6The Wunderkind. He started working in a law office delivering interoffice memoranda at age 12. He learned Westlaw before Google. He was the all-star high school debate and moot court champion all four years. His undergraduate degree? Do I even need to say it? It was f-ing pre-law. To him, law school isn’t time to learn; it’s time to shine. After a decade of mentally bench-pressing volume after volume of Corpus Juris Secundum and memorizing the Federal Rules of Evidence, it’s time to oil up those muscles and flex. He doesn’t see peers, only hurdles.
7El Desperato. He’s in the library eight hours a day (ten on Saturdays and Sundays). He owns more Nutshells than Mr. Peanut. He has every professor’s open office hours scheduled into his BlackBerry. Yet, for the life of him, he can’t seem to pull even a C- on an exam. The reality is that he was never cut out for law school. Be it Nature or Nurture, he was designed for a different job.
The good news: He will realize this.
The bad news: At the point he does, he’ll owe $100 grand and will have lost most, if not all, of his hair.
8The Diversity Student.

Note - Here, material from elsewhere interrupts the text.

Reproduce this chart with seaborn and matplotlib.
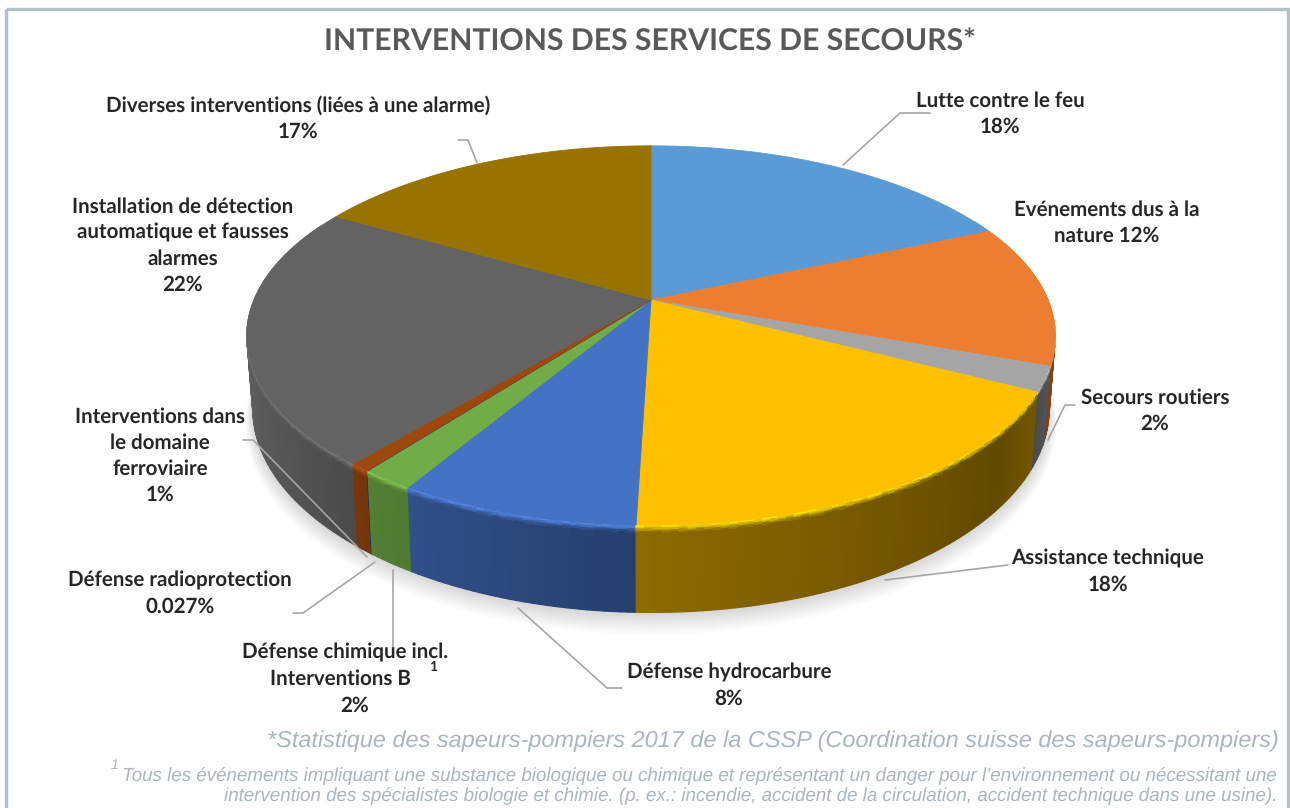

When she’s not busy posing for pictures for the law school’s website and viewbook, she’s enjoying the sweet life of a tuition-free education. How do you spell the name of that Native-American tribe again? Oh yeah, “f-u-l-l r-i-d-e.”
She doesn’t worry so much about preparing for class, taking exams, or career outlooks—and why should she? When her former classmates are sacrificing movie nights just so they can pay back the interest on their student loans, she’ll be relaxing in the comfy leather chair of her 45th-story downtown office. After all, you can only be a diversity student for three years until you’re a diversity hire.
9The Savant. What the hell??? This guy randomly decided to take the LSAT at the last minute and scored a 179 (and that’s because two pages stuck together). Our professor asks him a question about the Necessary and Proper Clause, and he takes the class on a glorious romp through the metaphysical world of constitutional intransience. Did he even read the case? Does he even outline his notes? Fuck it. I hate this guy.
10The Nth Generation Lawyer. Let’s just say that he likes to use his middle initial for things. In fact, he’s probably a “Something Something the Fourth” in his family, which is comprised completely of lawyers, legal scholars, a judge or two, and some wives of lawyers. He didn’t enroll in law school, he inherited it. You ask him what he would do if he wasn’t going to be a lawyer, and all you get in return is a blank stare.
Fun fact: He’ll be the only one at graduation wearing cuff links.